The structures of Pt–Co/NaY and Ru–Co/NaY have been investigated by X-ray photoelectron spectroscopy (XPS), Extended X-ray absorption fine spectra (EXAFS) and temperature programmed spectroscopy. Formation of the bimetallic particles inside the zeolite framework, the effect of pre-treatments using O 2/H 2, He/H 2 and He/H 2/O 2/H 2 on the structure of the small bimetallic particles have also been studied. The structure of the samples was related to the activity and selectivity in CO hydrogenation. Under mild oxygen treatment the Pt–Co bimetallic particles are separated leaving the platinum particles in the supercage and transferring the Co 2+ ions into the sodalite cage or into the hexagonal prisms. Direct oxygen treatment on Ru/NaY results in the migration of the ruthenium particles to the external surface of the NaY, while the presence of cobalt in Ru–Co/NaY stabilizes the ruthenium inside the supercage. Conversely, EXAFS and XPS measurements indicate the reduction of Co 2+ ions facilitated by ruthenium and platinum, but the catalyst structure can be described by a ‘cherry-type’ model containing cobalt as its kernel.
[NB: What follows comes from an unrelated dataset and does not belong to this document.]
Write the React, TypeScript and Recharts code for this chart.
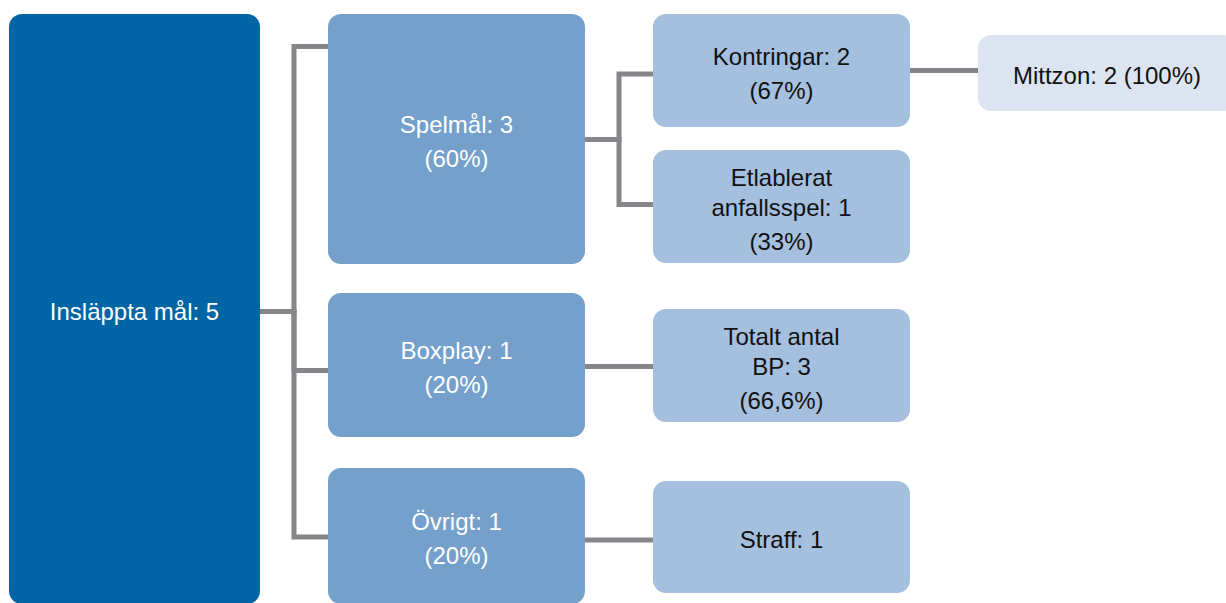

As a result the major difference between mono- and bimetallic samples is mainly controlled by the location of the metal particles and the extent of reducibility of Co 2+ ions. The olefin/paraffin ratio changes depending on the location of the metal particles, and the chain growth depends on the residence time of the species inside the zeolite. The major parameters governing the general behavior of zeolite-supported bimetallic particles, are discussed.